Mercedes has won the opening three rounds and, in Leclerc’s words, “has the fastest package.” Ferrari has still opened the year with a podium at every race, with Leclerc finishing in the top three in Australia and Japan and Lewis Hamilton taking his first Ferrari podium in China. That has kept Ferrari in touch, but Leclerc made clear it is not where the team wants to be.
Charles Leclerc, Ferrari driver, told media including RacingNews365 that Ferrari is in “an okay-ish place,” but added: “We’re not here to only do podiums and we want to win races, which at the moment seems very difficult because Mercedes is at a very high level.” He said the championship “is going to be all about development and the upgrades that each team is going to bring.”
That is why Ferrari views Miami as a potential turning point. Ferrari team principal Frédéric Vasseur said the picture could look very different when racing resumes after the cancellations of the Bahrain and Saudi Arabia grands prix. “We are scoring points, but we know that from Miami it will probably be another championship,” Vasseur said. He added that the development race through the year will be “very long” because the pace of upgrades will be intense, so Ferrari must keep taking strong points, stay close to Mercedes and be “very efficient in terms of the championship.”

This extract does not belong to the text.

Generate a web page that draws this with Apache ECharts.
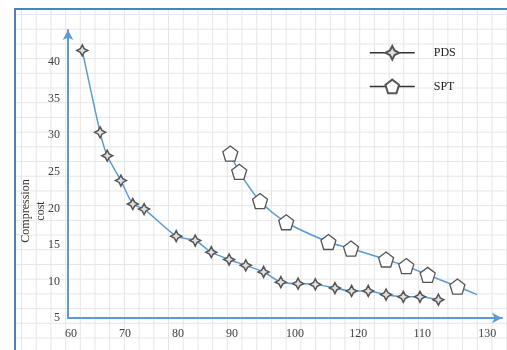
<!DOCTYPE html>
<html>
<head>
<meta charset="utf-8">
<script src="https://cdn.jsdelivr.net/npm/echarts@6/dist/echarts.min.js"></script>
<style>
  html, body { margin: 0; padding: 0; background: #fff; overflow: hidden; width: 507px; height: 350px; }
  #paper {
    position: absolute; left: 14px; top: 8px; width: 520px; height: 360px;
    border-left: 2px solid #4f81bd; border-top: 2px solid #4f81bd;
    background-image:
      linear-gradient(to right, #e6e6e6 1px, transparent 1px),
      linear-gradient(to bottom, #e6e6e6 1px, transparent 1px);
    background-size: 14.71px 14.71px;
    background-position: 5px 4px;
  }
  #main { position: absolute; left: 0; top: 0; width: 507px; height: 350px; }
</style>
</head>
<body>
<div id="paper"></div>
<div id="main"></div>
<script>
// tick labels as printed in the figure (note the 120 / 110 order)
var xTickAt = [60, 69.1, 78.0, 87.1, 97.7, 108.3, 119.1, 130];
var xTickText = ['60', '70', '80', '90', '100', '120', '110', '130'];
var yTicks = [5, 10, 15, 20, 25, 30, 35, 40];

// PDS
var pdsX = [61.9, 64.9, 66.1, 68.4, 70.4, 72.3, 77.7, 80.9, 83.6, 86.6, 89.4,
            92.4, 95.3, 98.2, 101.1, 104.4, 107.2, 110.0, 113.0, 115.9, 118.7, 121.8];
var pdsY = [41.6, 30.4, 27.2, 23.8, 20.6, 19.9, 16.2, 15.6, 14.0, 13.0, 12.2,
            11.3, 9.9, 9.7, 9.6, 9.1, 8.7, 8.7, 8.2, 7.9, 7.9, 7.5];

// SPT
var sptX = [86.8, 88.3, 91.8, 96.2, 103.3, 107.1, 113.0, 116.4, 120.0, 125.0];
var sptY = [27.5, 25.0, 21.0, 18.1, 15.4, 14.5, 13.0, 12.1, 10.9, 9.3];
// the SPT curve runs on past its last marker
var sptTailX = 128.3;
var sptTailY = 8.2;

var starPath = 'path://M0,-10 L3.4,-3.4 L10,0 L3.4,3.4 L0,10 L-3.4,3.4 L-10,0 L-3.4,-3.4 Z';
var pentaPath = 'path://M0,-10 L9.51,-3.09 L5.88,8.09 L-5.88,8.09 L-9.51,-3.09 Z';

var font = 'Liberation Serif';

var chart = echarts.init(document.getElementById('main'));

var pdsData = pdsX.map(function (x, i) { return [x, pdsY[i]]; });
var sptData = sptX.map(function (x, i) { return [x, sptY[i]]; });
sptData.push({ value: [sptTailX, sptTailY], symbol: 'none' });

option = {
    animation: false,
    backgroundColor: 'transparent',
    grid: {
        left: 68, right: 5, top: 30, bottom: 32,
        containLabel: false,
        outerBoundsMode: 'none'
    },
    legend: {
        orient: 'vertical',
        left: 364,
        top: 40,
        itemWidth: 45,
        itemHeight: 17,
        itemGap: 18,
        textStyle: {
            fontFamily: font,
            fontSize: 12,
            color: '#222',
            padding: [0, 0, 0, 14]
        },
        lineStyle: { color: '#333', width: 1.5 },
        data: ['PDS', 'SPT']
    },
    xAxis: {
        type: 'value',
        min: 59.5,
        max: 132.5,
        splitLine: { show: false },
        axisTick: { show: false },
        axisLine: {
            lineStyle: { color: '#5b9bd5', width: 2 },
            symbol: ['none', 'arrow'],
            symbolSize: [8, 10]
        },
        axisLabel: {
            customValues: xTickAt,
            margin: 10,
            fontFamily: font,
            fontSize: 12,
            color: '#404040',
            formatter: function (v) {
                for (var i = 0; i < xTickAt.length; i++) {
                    if (Math.abs(xTickAt[i] - v) < 0.01) return xTickText[i];
                }
                return '';
            }
        }
    },
    yAxis: {
        type: 'value',
        min: 5,
        max: 44.4,
        name: 'Compression\ncost',
        nameLocation: 'middle',
        nameRotate: 90,
        nameGap: 20,
        nameMoveOverlap: false,
        nameTextStyle: {
            fontFamily: font,
            fontSize: 12,
            color: '#333',
            lineHeight: 15,
            padding: [0, 74, 0, 0]
        },
        splitLine: { show: false },
        axisTick: { show: false },
        axisLine: {
            lineStyle: { color: '#5b9bd5', width: 2 },
            symbol: ['none', 'arrow'],
            symbolSize: [8, 10]
        },
        axisLabel: {
            customValues: yTicks,
            margin: 8,
            fontFamily: font,
            fontSize: 12,
            color: '#404040'
        }
    },
    series: [
        {
            name: 'PDS',
            type: 'line',
            smooth: 0.25,
            symbol: starPath,
            symbolSize: 11,
            lineStyle: { color: '#5b9bd5', width: 1.5 },
            itemStyle: { color: '#e0e0e0', borderColor: '#555', borderWidth: 1.5 },
            data: pdsData
        },
        {
            name: 'SPT',
            type: 'line',
            smooth: 0.3,
            symbol: pentaPath,
            symbolSize: 15,
            lineStyle: { color: '#5b9bd5', width: 1.5 },
            itemStyle: { color: '#fff', borderColor: '#555', borderWidth: 1.3 },
            data: sptData
        }
    ]
};
chart.setOption(option);
window.onresize = chart.resize;
</script>
</body>
</html>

Ferrari did not treat the gap as downtime. The team used the break to push both car development and operations on the SF-26. Loïc Serra, Ferrari technical director, said the extra time allowed the team to go deeper into its data because it was not immediately dealing with another race weekend. Diego Ioverno, Ferrari sporting director, said: “What break? There was no break at all.”
Ioverno explained that Ferrari filled the weeks with reorganized work and extra pit-stop practice after a compressed pre-season left the team short on preparation. He said Ferrari completed only “one third” of its planned pit-stop sessions before the first race, so the unexpected gap allowed it to recover work that could not be done in January and February.
Even so, Ferrari has played down the idea that the enforced pause created a chance for a radically different development push. Speaking to Motorsport.com, Serra said Ferrari’s program had been planned “a long time ago” and that “you stick to your development plan.” He said missing two races was only a “small” factor in the broader SF-26 project and did not change what the team could find at the factory.
That fits with Leclerc’s caution heading into Miami. Ferrari ran a filming day with the SF-26 at Monza before the race weekend and Leclerc said there are “quite a few things coming up soon,” with “a package and a half” planned for Miami. But he stopped well short of predicting an immediate step.
“We are working very hard and especially the people back at the factory are working extremely hard to bring upgrades as soon as possible,” Leclerc said. “Whether this is going to make the difference or not, I don’t know. I’m pretty sure the others are not on vacation either, so it’s going to be tough.”
That leaves Ferrari in a position where its strong, all-podium start has bought time, but not control. If Miami does open what Vasseur called “another championship,” Ferrari’s chance of turning podium consistency into wins will depend less on one weekend’s package than on whether it can out-develop Mercedes over the races that follow.